Horizontal and vertical, mirrored: it is the very image of our own transformation, from quadrupeds to humans—of having stood upright and begun to walk.
A "continuous horizontal opening, 16 m compressed x 0.50 m high, with a sill 1.3 m above the floor, along the southeast side wall." This is how Siza describes the endless horizontal line—appearing as a window—that guides and sustains the human gaze through the room, at a height of 130 to 180 cm from the floor. Outside, this horizontal divides the wall in two: below, stone blocks; above, a white surface. "Here we celebrate clarity."2
Whoever passes through the 10-meter-high gate in Marco de Canaveses steps through a flash of light, becoming a vertical line themselves: they have stood upright, and they walk. "Here, beyond the death of the void, of loss, and of disaster."3
Come—as our common mother Lucy, who in her native Ethiopia is called Denkenesh, "the admirable," taught us—she who first set out on the African savannah, taking us by the hand, to flee from her burning Troy and to enter our own burning Troy, in this vast and terrible world.
For the young woman who inhabits the voice of Paula Abrunhosa.4
* This text was originally published in Spanish as: Quetglas, Josep. 2021. "Eneas en Canaveses". In A Casandra.

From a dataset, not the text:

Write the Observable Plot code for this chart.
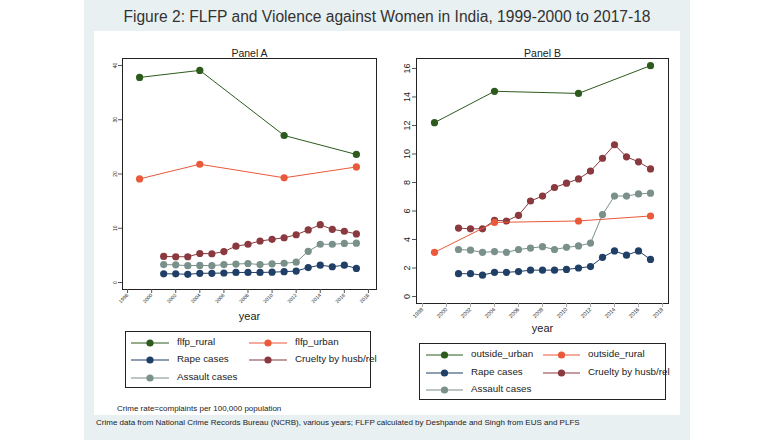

Cuatro charlas sobre mirar y decir, 21–33. Madrid: Ediciones Asimétricas.
† Talk at the Serralves Museum in Porto, as part of the Conversations with History, The Alvaro Siza Talks, organized by Carles Muro, July 2018. The verses quoted in the previous paragraphs are from A casa de Deus, a 1990 poem by Sophia de Mello Breyner Andresen.
2 Original in Portuguese: Aquí celebramos a claridade.
3 Original in Portuguese: Aquí para além da morte da lacuna da perca e do desastre.
4 Original in Portuguese: Para a rapariga que habita na voz de Paula Abrunhosa.